Doucouré has missed 10 of the past 11 games having aggravated the injury on his comeback against Aston Villa. The return of last season’s relegation saviour, who has resumed full training, will fuel Everton’s hopes of another escape providing he remains fit. The influential midfielder has been the only notable absentee from the team that impressively beat Newcastle and Chelsea before Christmas.
Dyche explored several alternatives during Doucouré’s time out – James Garner, Jack Harrison, André Gomes and Arnaut Danjuma – but with little success. His options beyond a small core of first-team talent are limited, hence the lack of rotation that caught up with Everton over the festive period. The spark that was inflamed by a sanction the club labelled as “wholly disproportionate and unjust” has gone out. It needs reigniting urgently, and regardless of the appeal verdict.
Everton’s case, while the result of years of mismanagement that prompted mass fan protests against owner Farhad Moshiri and the club’s former board, has exposed serious flaws in the Premier League’s regulatory framework. The argument for an independent regulator has been strengthened even further. The suspicion among Evertonians that the Premier League has used their club as a convenient scapegoat to show an independent regulator is not required has hardened since the appeal.
The culture, media and sport committee was so unimpressed by Richard Masters’ appearance before it last month that it wrote to the minister for sport, Stuart Andrew, requesting the introduction of the football governance bill as soon as possible. Another request that, in the interests of transparency, the Premier League discloses how it arrived at its own formula for docking Everton points was rejected by the organisation’s chief executive. Masters replied: “As the committee will appreciate, being a private business, it is not our practice to provide or publish minutes of Premier League board meetings. Nor are we able to publish submissions the Premier League board or executive make as part of confidential legal proceedings.”

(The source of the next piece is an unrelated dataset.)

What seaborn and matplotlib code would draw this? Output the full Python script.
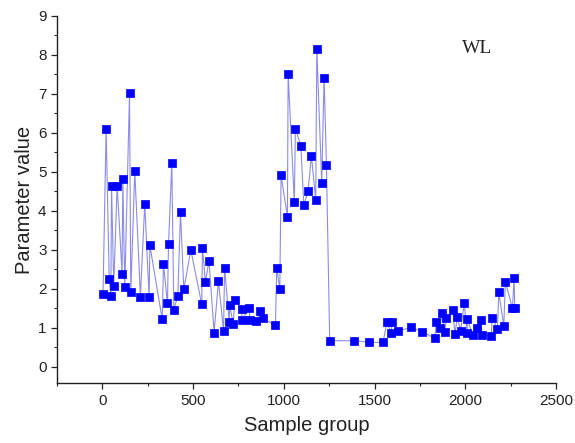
import pandas as pd
import matplotlib
matplotlib.use('Agg')
import matplotlib.pyplot as plt
import seaborn as sns
from matplotlib.ticker import MultipleLocator

# values
sample_group = [4, 21, 38, 47, 51, 63, 82, 109, 113, 124,
                150, 157, 179, 210, 234, 258, 262, 330, 337, 359,
                365, 383, 394, 416, 431, 449, 488, 548, 552, 568,
                588, 616, 640, 668, 674, 699, 702, 721, 730, 767,
                770, 809, 813, 849, 868, 886, 954, 961, 978, 985,
                1020, 1024, 1058, 1064, 1094, 1110, 1134, 1152, 1176, 1182,
                1209, 1222, 1235, 1253, 1387, 1470, 1547, 1569, 1591, 1597,
                1630, 1703, 1764, 1832, 1841, 1860, 1872, 1887, 1896, 1933,
                1942, 1957, 1974, 1994, 2010, 2012, 2040, 2065, 2084, 2093,
                2143, 2149, 2177, 2185, 2212, 2221, 2260, 2269, 2273]
param_value = [1.87, 6.11, 2.26, 1.82, 4.65, 2.08, 4.65, 2.38, 4.83, 2.04,
               7.03, 1.91, 5.02, 1.80, 4.18, 1.78, 3.12, 1.22, 2.63, 1.63,
               3.15, 5.24, 1.47, 1.82, 3.96, 1.99, 3.00, 1.60, 3.06, 2.17,
               2.72, 0.88, 2.20, 0.92, 2.54, 1.16, 1.58, 1.11, 1.71, 1.48,
               1.20, 1.51, 1.20, 1.17, 1.43, 1.24, 1.06, 2.54, 1.99, 4.91,
               3.85, 7.51, 4.22, 6.11, 5.67, 4.15, 4.51, 5.42, 4.28, 8.16,
               4.72, 7.42, 5.17, 0.67, 0.67, 0.63, 0.63, 1.16, 0.86, 1.14,
               0.92, 1.01, 0.90, 0.73, 1.14, 0.99, 1.39, 0.90, 1.24, 1.46,
               0.83, 1.28, 0.92, 1.63, 0.87, 1.22, 0.81, 0.99, 1.20, 0.81,
               0.80, 1.26, 0.97, 1.91, 1.04, 2.18, 1.50, 2.28, 1.50]
series_label = 'WL'

data = pd.DataFrame({'Sample group': sample_group, 'Parameter value': param_value})

sns.set_style('ticks')
plt.rcParams['font.family'] = ['Liberation Sans', 'DejaVu Sans']

fig = plt.figure(figsize=(5.75, 4.43), dpi=100)
ax = fig.add_axes([0.099, 0.135, 0.868, 0.829])

# thin connecting line, then the square markers
sns.lineplot(data=data, x='Sample group', y='Parameter value', estimator=None,
             sort=False, color='#8c8ce8', linewidth=0.8, ax=ax)
sns.scatterplot(data=data, x='Sample group', y='Parameter value', marker='s',
                s=38, color='#0000ff', edgecolor='#0000ff', linewidth=0.5,
                zorder=3, ax=ax)

ax.set_xlim(-250, 2500)
ax.set_ylim(-0.42, 9)
ax.xaxis.set_major_locator(MultipleLocator(500))
ax.xaxis.set_minor_locator(MultipleLocator(250))
ax.yaxis.set_major_locator(MultipleLocator(1))
ax.yaxis.set_minor_locator(MultipleLocator(0.5))
ax.set_yticks(range(0, 10))
ax.tick_params(which='major', direction='out', length=4.5, width=0.9,
               labelsize=11, colors='#222222', pad=3)
ax.tick_params(which='minor', direction='out', length=2.5, width=0.8)
for side in ['left', 'bottom']:
    ax.spines[side].set_linewidth(1.0)
    ax.spines[side].set_color('#222222')
sns.despine(ax=ax)

ax.set_xlabel('Sample group', fontsize=14.5, labelpad=6, color='#222222')
ax.set_ylabel('Parameter value', fontsize=14.5, labelpad=3, color='#222222')

ax.text(1980, 8.17, series_label, fontsize=14, va='center', ha='left',
        family=['Liberation Serif', 'DejaVu Serif'], color='#222222')

fig.savefig('out.png', dpi=100)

Behind one mess lurks another, in the form of Everton’s protracted takeover by 777 Partners. It is now 156 days since the announcement that the controversial US investment firm had agreed to purchase Moshiri’s majority shareholding and still the deal awaits approval by the Premier League.
By comparison, there were 51 days between the agreement and the approval of Sir Jim Ratcliffe’s investment in Manchester United. The delay appears understandable in light of 777’s legal disputes in the US and Masters’ comment to the CMS committee that some takeovers inevitably take longer than others “if we haven’t received satisfactory answers to the questions we’ve asked”. A separate, unanswered question is why Moshiri remains committed to the 777 deal when there is interest in his shareholding from elsewhere.
777 remains optimistic and claims Premier League approval could arrive this month. Officials from the company have attended Everton games, visited Finch Farm training ground and the club’s offices at the Liver Buildings despite the impasse. It is understood the structure of 777’s agreement with Moshiri means it will pay less for Everton in the event of relegation from the Premier League. Meanwhile, more funding has to be secured to complete the stadium build at Bramley-Moore Dock. A defining period indeed.